ROLLS-ROYCE yesterday unveiled a deal with its pension trustees to offset the cost of paying out to employees who live longer than expected.
The longevity swap deal will see Deutsche Bank taking on £3bn of the risk associated with the company’s pension.
The world’s second-largest maker of aircraft engines said the agreement would give additional security to all members of the company’s final salary pension scheme whose contributions will not be affected.
An estimated 37,000 pensioners will be covered by the deal.
Rolls-Royce’s finance director Andrew Shilston said: “The contract with Deutsche Bank reduces the risk on approximately £3bn of the fund’s liabilities.
“The cost of this transaction will be borne by the pension fund and will have no material effect on the funding arrangements.
“We have made sure that as our pensioners live longer in retirement we have made proper provision for them.”
The agreement will see Deutsche Bank take the risk in return for receiving the pension contributions beyond a certain age.
The bank was provided with a detailed analysis of the expected longevity of members of the Rolls-Royce pension scheme.
It will also pass some of its risk on the deal to re-insurers.

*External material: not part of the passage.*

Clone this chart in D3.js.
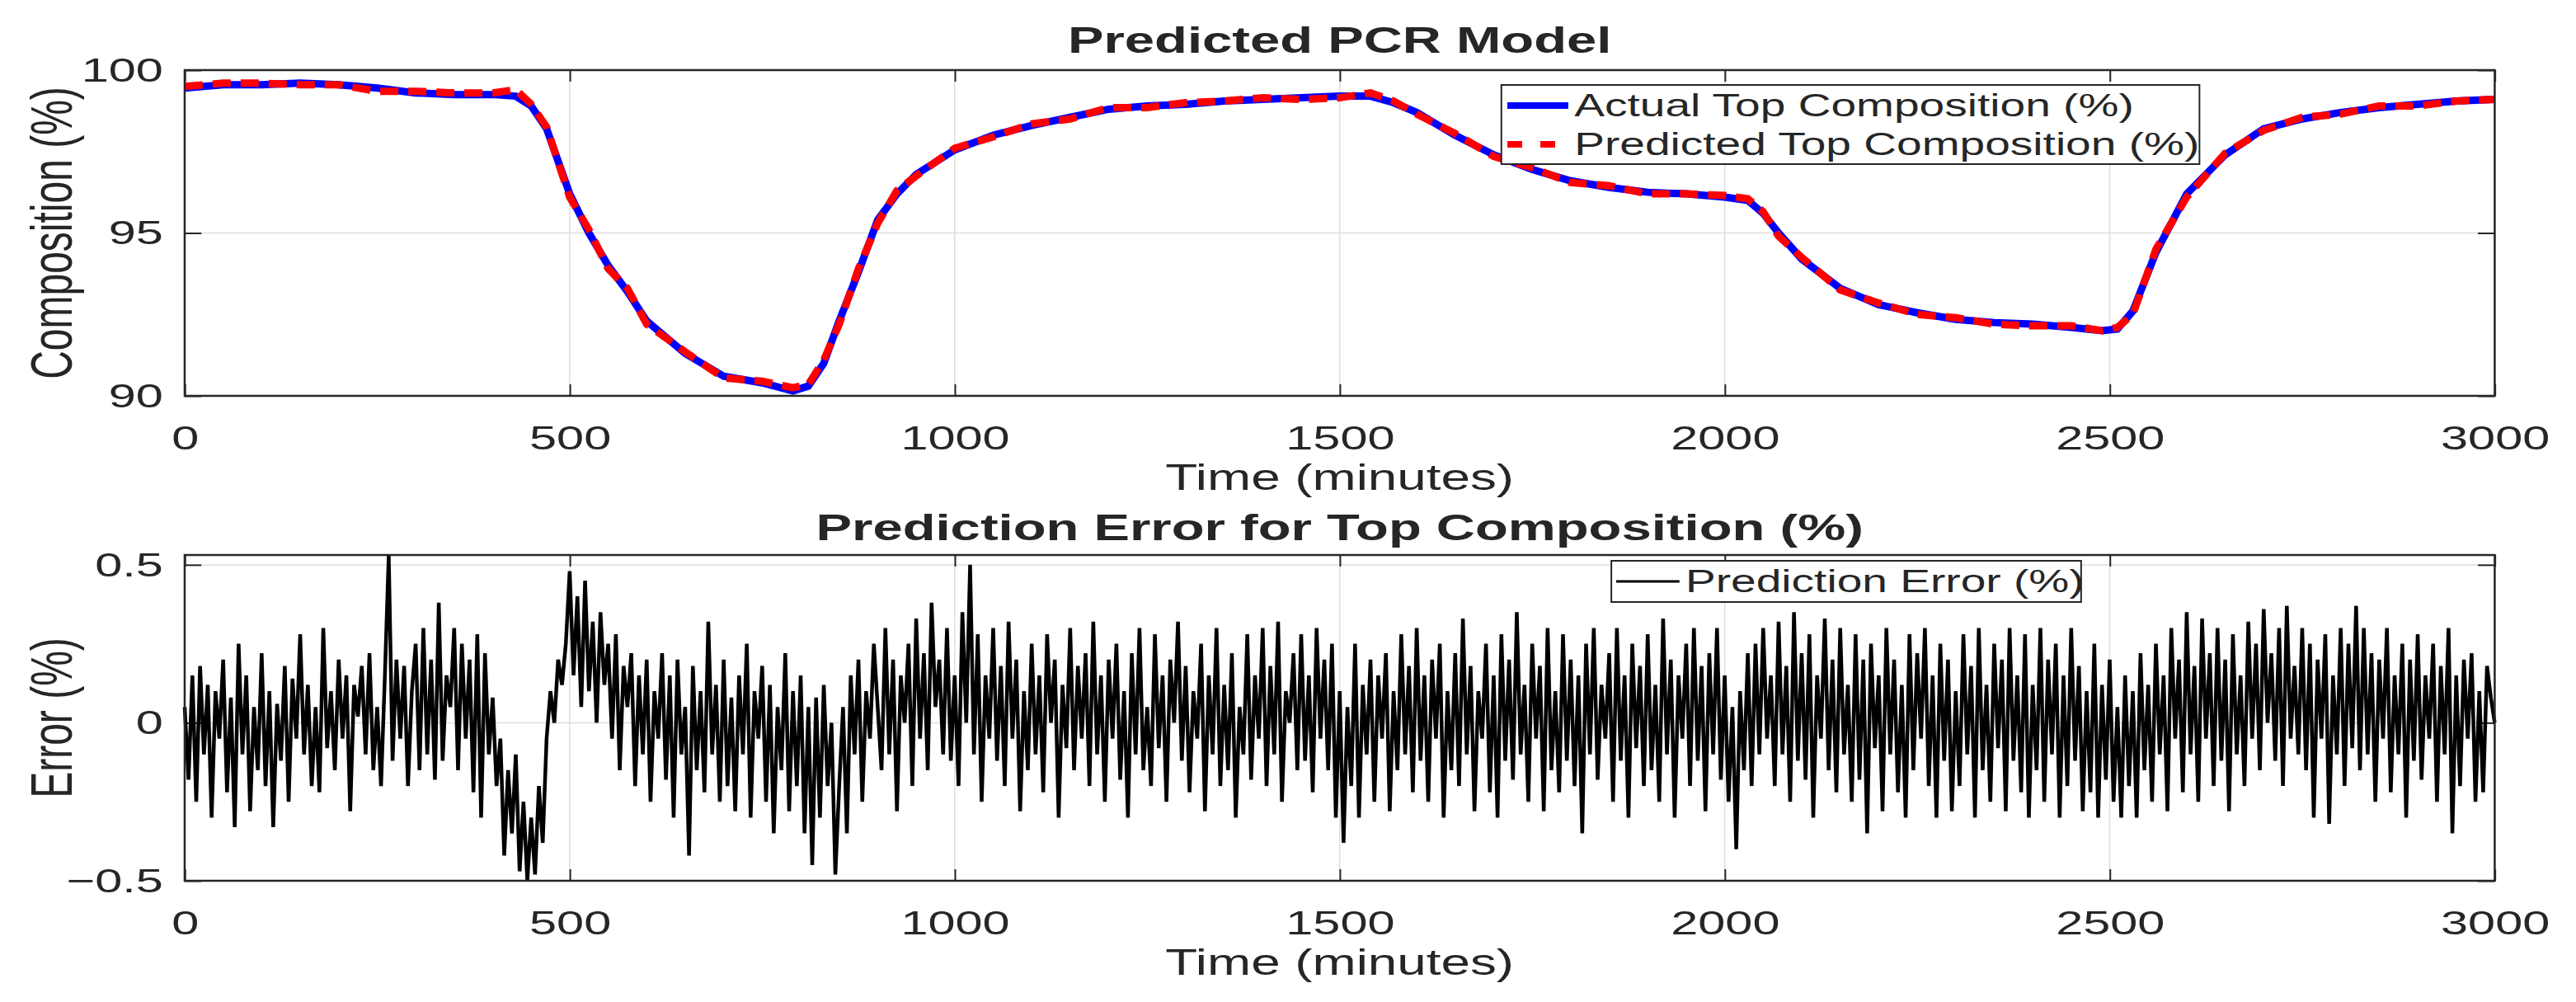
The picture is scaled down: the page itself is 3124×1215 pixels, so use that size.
<!DOCTYPE html>
<html>
<head>
<meta charset="utf-8">
<script src="https://cdn.jsdelivr.net/npm/d3@7"></script>
<style>
  html, body { margin: 0; padding: 0; background: #fff; }
  svg { display: block; }
  text { font-family: "Liberation Sans", Arial, sans-serif; fill: #262626; }
</style>
</head>
<body>
<div id="chart"></div>
<script>
// Data
const compTimes = [0,50,100,150,200,250,300,350,400,430,450,470,500,525,550,575,600,650,700,750,790,810,830,850,875,900,925,950,1000,1050,1100,1150,1200,1250,1300,1350,1400,1450,1500,1540,1570,1600,1650,1700,1750,1800,1850,1900,1950,2000,2030,2050,2070,2100,2150,2200,2250,2300,2350,2400,2450,2490,2510,2530,2560,2600,2650,2700,2750,2800,2850,2900,2950,3000];
const actualComp = [99.45,99.55,99.55,99.6,99.55,99.45,99.3,99.25,99.25,99.2,98.9,98.2,96.2,95.0,94.0,93.2,92.3,91.3,90.6,90.4,90.15,90.3,91.0,92.3,93.8,95.4,96.2,96.8,97.55,98.0,98.3,98.55,98.8,98.9,98.95,99.05,99.1,99.15,99.2,99.2,99.0,98.7,98.0,97.4,96.95,96.6,96.4,96.25,96.2,96.1,96.0,95.6,95.0,94.2,93.3,92.8,92.55,92.35,92.25,92.2,92.1,92.0,92.05,92.6,94.4,96.2,97.4,98.2,98.5,98.7,98.85,98.95,99.05,99.1];
const predictedComp = [99.5,99.6,99.6,99.55,99.55,99.35,99.35,99.3,99.3,99.4,98.95,98.25,96.1,95.1,93.9,93.3,92.2,91.35,90.55,90.45,90.25,90.35,91.1,92.2,93.9,95.3,96.3,96.75,97.6,97.95,98.35,98.5,98.85,98.85,99.0,99.05,99.15,99.1,99.15,99.3,99.05,98.65,98.05,97.35,97.0,96.55,96.45,96.2,96.2,96.15,96.05,95.65,94.9,94.25,93.25,92.85,92.5,92.4,92.2,92.15,92.15,92.0,92.1,92.5,94.5,96.1,97.45,98.15,98.55,98.65,98.9,98.9,99.05,99.1];

const errorStep = 5; // minutes between error samples
const errorValues = [
0.05,-0.18,0.15,-0.25,0.18,-0.1,0.12,-0.3,0.1,-0.05,
0.2,-0.22,0.08,-0.33,0.25,-0.1,0.15,-0.28,0.05,-0.15,
0.22,-0.2,0.1,-0.33,0.06,-0.12,0.18,-0.25,0.14,-0.05,
0.28,-0.1,0.12,-0.2,0.05,-0.22,0.3,-0.08,0.1,-0.15,
0.2,-0.05,0.15,-0.28,0.12,0.02,0.18,-0.1,0.22,-0.15,
0.05,-0.2,0.15,0.53,-0.12,0.2,-0.05,0.18,-0.2,0.1,
0.25,-0.15,0.3,-0.1,0.2,-0.18,0.38,-0.12,0.15,0.05,
0.3,-0.15,0.25,-0.05,0.2,-0.22,0.28,-0.3,0.22,-0.1,
0.08,-0.2,-0.05,-0.42,-0.15,-0.35,-0.1,-0.47,-0.25,-0.5,
-0.3,-0.48,-0.2,-0.38,-0.05,0.1,0.0,0.2,0.12,0.25,
0.48,0.15,0.4,0.05,0.45,0.1,0.32,0.0,0.35,0.12,
0.25,-0.05,0.28,-0.15,0.18,0.05,0.22,-0.2,0.15,-0.1,
0.2,-0.25,0.1,-0.05,0.22,-0.18,0.15,-0.3,0.2,-0.1,
0.05,-0.42,0.18,-0.15,0.1,-0.22,0.32,-0.1,0.12,-0.25,
0.2,-0.2,0.08,-0.28,0.15,-0.1,0.25,-0.3,0.1,-0.05,
0.18,-0.25,0.12,-0.35,0.05,-0.15,0.22,-0.28,0.1,-0.2,
0.15,-0.35,0.05,-0.45,0.08,-0.3,0.12,-0.2,0.0,-0.48,
-0.2,0.05,-0.35,0.15,-0.1,0.2,-0.25,0.1,-0.05,0.25,
0.05,-0.15,0.3,-0.1,0.2,-0.28,0.15,0.0,0.25,-0.2,
0.33,-0.05,0.22,-0.15,0.38,0.05,0.2,-0.1,0.3,-0.12,
0.15,-0.2,0.35,0.0,0.5,-0.1,0.28,-0.25,0.15,-0.05,
0.3,-0.12,0.18,-0.2,0.32,-0.05,0.2,-0.28,0.1,-0.15,
0.25,-0.1,0.15,-0.22,0.28,0.0,0.2,-0.3,0.12,-0.08,
0.3,-0.15,0.18,-0.05,0.22,-0.2,0.32,-0.1,0.15,-0.25,
0.2,-0.05,0.25,-0.18,0.1,-0.3,0.22,-0.1,0.3,-0.15,
0.05,-0.2,0.28,-0.08,0.15,-0.25,0.2,0.0,0.32,-0.12,
0.18,-0.22,0.1,-0.05,0.25,-0.28,0.15,-0.1,0.3,-0.2,
0.12,-0.15,0.22,-0.3,0.05,-0.1,0.28,-0.18,0.15,-0.05,
0.3,-0.2,0.18,-0.1,0.32,-0.25,0.1,0.0,0.22,-0.15,
0.28,-0.12,0.15,-0.22,0.3,-0.05,0.2,-0.15,0.25,-0.3,
0.1,-0.38,0.05,-0.2,0.25,-0.3,0.12,-0.1,0.2,-0.25,
0.15,-0.05,0.22,-0.28,0.1,-0.15,0.28,-0.1,0.18,-0.22,
0.3,-0.12,0.15,-0.25,0.2,-0.05,0.25,-0.3,0.1,-0.15,
0.22,-0.2,0.33,-0.1,0.18,-0.28,0.1,-0.05,0.25,-0.22,
0.15,-0.3,0.28,-0.12,0.2,-0.18,0.35,-0.1,0.12,-0.25,
0.25,-0.05,0.18,-0.28,0.3,-0.15,0.1,-0.22,0.28,-0.12,
0.2,-0.2,0.15,-0.35,0.25,-0.1,0.3,-0.18,0.12,-0.05,
0.22,-0.25,0.3,-0.12,0.15,-0.3,0.25,-0.08,0.18,-0.2,
0.28,-0.15,0.12,-0.25,0.33,-0.1,0.2,-0.3,0.15,-0.05,
0.25,-0.2,0.3,-0.12,0.18,-0.28,0.22,-0.1,0.3,-0.18,
0.15,-0.25,0.05,-0.4,0.1,-0.15,0.22,-0.2,0.25,-0.1,
0.3,-0.05,0.15,-0.2,0.32,-0.1,0.18,-0.25,0.35,-0.12,
0.22,-0.18,0.28,-0.3,0.15,-0.05,0.33,-0.15,0.2,-0.22,
0.3,-0.1,0.12,-0.25,0.28,-0.18,0.2,-0.35,0.25,-0.08,
0.15,-0.28,0.3,-0.1,0.2,-0.22,0.12,-0.3,0.28,-0.15,
0.22,-0.05,0.3,-0.2,0.15,-0.3,0.25,-0.12,0.2,-0.28,
0.1,-0.2,0.28,-0.1,0.18,-0.3,0.3,-0.15,0.12,-0.25,
0.25,-0.08,0.2,-0.28,0.3,-0.12,0.15,-0.22,0.28,-0.3,
0.12,-0.15,0.3,-0.25,0.2,-0.1,0.25,-0.3,0.15,-0.2,
0.3,-0.12,0.18,-0.28,0.1,-0.22,0.25,-0.3,0.12,-0.18,
0.2,-0.25,0.05,-0.3,0.15,-0.2,0.1,-0.3,0.22,-0.15,
0.12,-0.25,0.25,-0.1,0.15,-0.28,0.3,-0.05,0.2,-0.22,
0.35,-0.1,0.18,-0.25,0.33,-0.05,0.22,-0.2,0.3,-0.12,
0.2,-0.28,0.28,-0.1,0.15,-0.2,0.32,-0.05,0.25,-0.15,
0.36,0.0,0.22,-0.12,0.3,-0.2,0.37,-0.05,0.18,-0.1,
0.3,-0.15,0.25,-0.3,0.2,-0.05,0.28,-0.32,0.15,-0.1,
0.3,-0.2,0.25,-0.08,0.37,-0.15,0.3,-0.1,0.22,-0.25,
0.2,-0.05,0.3,-0.22,0.15,-0.1,0.25,-0.3,0.2,-0.12,
0.28,-0.18,0.15,-0.05,0.25,-0.25,0.18,-0.1,0.3,-0.35,
0.15,-0.2,0.2,-0.05,0.22,-0.25,0.1,-0.22,0.18,0.08,
0.0];

const xTicks = [0,500,1000,1500,2000,2500,3000];
const compTicks = [90,95,100];
const errTicks = [-0.5,0,0.5];

// the picture is stretched sideways, so draw on a narrower canvas and stretch it
const W = 2155, H = 1215;
const svg = d3.select("#chart").append("svg")
    .attr("width", 3124).attr("height", 1215)
    .attr("viewBox", `0 0 ${W} ${H}`)
    .attr("preserveAspectRatio", "none");

const left = 154.5, right = 2087;
const x = d3.scaleLinear().domain([0, 3000]).range([left, right]);

const drawPanel = (top, bottom, y, yTicks, fmt) => {
    const g = svg.append("g");
    // grid
    g.selectAll(".gx").data(xTicks).enter().append("line")
        .attr("x1", d => x(d)).attr("x2", d => x(d)).attr("y1", top).attr("y2", bottom)
        .attr("stroke", "#dedede").attr("stroke-width", 1.5).attr("vector-effect", "non-scaling-stroke");
    g.selectAll(".gy").data(yTicks).enter().append("line")
        .attr("x1", left).attr("x2", right).attr("y1", d => y(d)).attr("y2", d => y(d))
        .attr("stroke", "#dedede").attr("stroke-width", 1.5).attr("vector-effect", "non-scaling-stroke");
    const xb = g.append("g").attr("transform", `translate(0,${bottom})`)
        .call(d3.axisBottom(x).tickValues(xTicks).tickSizeInner(-14).tickSizeOuter(0).tickPadding(36).tickFormat(d3.format("d")));
    const xt = g.append("g").attr("transform", `translate(0,${top})`)
        .call(d3.axisTop(x).tickValues(xTicks).tickSizeInner(-14).tickSizeOuter(0).tickFormat(""));
    const yl = g.append("g").attr("transform", `translate(${left},0)`)
        .call(d3.axisLeft(y).tickValues(yTicks).tickSizeInner(-14).tickSizeOuter(0).tickPadding(18).tickFormat(fmt));
    const yr = g.append("g").attr("transform", `translate(${right},0)`)
        .call(d3.axisRight(y).tickValues(yTicks).tickSizeInner(-14).tickSizeOuter(0).tickFormat(""));
    [xb, xt, yl, yr].forEach(a => {
        a.select(".domain").remove();
        a.selectAll("line").attr("stroke", "#262626").attr("stroke-width", 2).attr("vector-effect", "non-scaling-stroke");
        a.selectAll("text").style("font-size", "41px").attr("fill", "#262626");
    });
    return g;
};

const frame = (top, bottom) => svg.append("rect")
    .attr("x", left).attr("y", top).attr("width", right - left).attr("height", bottom - top)
    .attr("fill", "none").attr("stroke", "#262626").attr("stroke-width", 2.5)
    .attr("vector-effect", "non-scaling-stroke");

// Top panel
const t1 = 85, b1 = 480;
const yComp = d3.scaleLinear().domain([90, 100]).range([b1, t1]);
drawPanel(t1, b1, yComp, compTicks, d3.format("d"));

const compLine = d3.line().x((d, i) => x(compTimes[i])).y(d => yComp(d));
svg.append("path").datum(actualComp).attr("d", compLine)
    .attr("fill", "none").attr("stroke", "#0000ff").attr("stroke-width", 9)
    .attr("vector-effect", "non-scaling-stroke");
svg.append("path").datum(predictedComp).attr("d", compLine)
    .attr("fill", "none").attr("stroke", "#ff0000").attr("stroke-width", 9)
    .attr("stroke-dasharray", "22,12").attr("vector-effect", "non-scaling-stroke");
frame(t1, b1);

svg.append("text").attr("x", (left + right) / 2).attr("y", 64).attr("text-anchor", "middle")
    .style("font-size", "45px").style("font-weight", "bold").attr("fill", "#000").text("Predicted PCR Model");
svg.append("text").attr("x", (left + right) / 2).attr("y", 594).attr("text-anchor", "middle")
    .style("font-size", "44px").text("Time (minutes)");
svg.append("text").attr("transform", `translate(60,${(t1 + b1) / 2}) rotate(-90)`).attr("text-anchor", "middle")
    .style("font-size", "48px").text("Composition (%)");

// Top legend
const lg1 = svg.append("g");
lg1.append("rect").attr("x", 1256).attr("y", 103).attr("width", 584).attr("height", 96)
    .attr("fill", "#fff").attr("stroke", "#262626").attr("stroke-width", 2).attr("vector-effect", "non-scaling-stroke");
lg1.append("line").attr("x1", 1261).attr("x2", 1312).attr("y1", 128).attr("y2", 128)
    .attr("stroke", "#0000ff").attr("stroke-width", 8).attr("vector-effect", "non-scaling-stroke");
lg1.append("line").attr("x1", 1261).attr("x2", 1312).attr("y1", 175).attr("y2", 175)
    .attr("stroke", "#ff0000").attr("stroke-width", 8).attr("stroke-dasharray", "18,22").attr("vector-effect", "non-scaling-stroke");
lg1.append("text").attr("x", 1317).attr("y", 141).style("font-size", "38px").attr("fill", "#000").text("Actual Top Composition (%)");
lg1.append("text").attr("x", 1317).attr("y", 188).style("font-size", "38px").attr("fill", "#000").text("Predicted Top Composition (%)");

// Bottom panel
const t2 = 673, b2 = 1068;
const yErr = d3.scaleLinear().domain([-0.5, 0.531]).range([b2, t2]);
drawPanel(t2, b2, yErr, errTicks, d => d === 0 ? "0" : d3.format(".1f")(d).replace("-", "\u2212"));

const errLine = d3.line().x((d, i) => x(i * errorStep)).y(d => yErr(d));
svg.append("path").datum(errorValues).attr("d", errLine)
    .attr("fill", "none").attr("stroke", "#000").attr("stroke-width", 4.5)
    .attr("stroke-linejoin", "miter").attr("vector-effect", "non-scaling-stroke");
frame(t2, b2);

svg.append("text").attr("x", (left + right) / 2).attr("y", 655).attr("text-anchor", "middle")
    .style("font-size", "45px").style("font-weight", "bold").attr("fill", "#000").text("Prediction Error for Top Composition (%)");
svg.append("text").attr("x", (left + right) / 2).attr("y", 1182).attr("text-anchor", "middle")
    .style("font-size", "44px").text("Time (minutes)");
svg.append("text").attr("transform", `translate(60,${(t2 + b2) / 2}) rotate(-90)`).attr("text-anchor", "middle")
    .style("font-size", "48px").text("Error (%)");

const lg2 = svg.append("g");
lg2.append("rect").attr("x", 1348).attr("y", 680).attr("width", 393).attr("height", 50)
    .attr("fill", "#fff").attr("stroke", "#262626").attr("stroke-width", 2).attr("vector-effect", "non-scaling-stroke");
lg2.append("line").attr("x1", 1352).attr("x2", 1405).attr("y1", 705).attr("y2", 705)
    .attr("stroke", "#000").attr("stroke-width", 3).attr("vector-effect", "non-scaling-stroke");
lg2.append("text").attr("x", 1410).attr("y", 718).style("font-size", "38px").attr("fill", "#000").text("Prediction Error (%)");
</script>
</body>
</html>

Some companies have been left with the dilemma of keeping pension schemes running which have become more and more expensive as the population lives longer.
Paul Spencer, the chairman of Rolls-Royce’s pension fund trustees, said: “We have been working closely with Rolls-Royce for some years to enhance the security of all our members’ benefits. This is another important step forward.”
Earlier this month Rolls-Royce, which makes engines for planemakers Airbus and Boeing, also said it had performed well in the third-quarter and expects to deliver strong growth in full-year profit, shrugging off turmoil in financial markets.
ADVISERS: AON HEWITT
Matt Wilmington of Aon Hewitt’s risk settlement team led sensitive negotiations between pension fund trustees, Rolls Royce management and Deutsche Bank.
Advising Rolls-Royce, the company drew up a profile of those in the company’s pension fund and their life expectancy.
The detailed process took a year, with ten staff in total involved in drawing up the complex settlement.
London-based Wilmington, who has been with the company for ten years, also worked on a similar deal between BMW and its pension fund trustees.
“This is a complex process and involves explaining exactly the implications to the trustees.
“Having a bank like Deutsche helped because it is well established. We carried out a lot of research on members of the pension fund to assess the risk.”
He said that companies are increasingly going down the route of offsetting pension fund risk.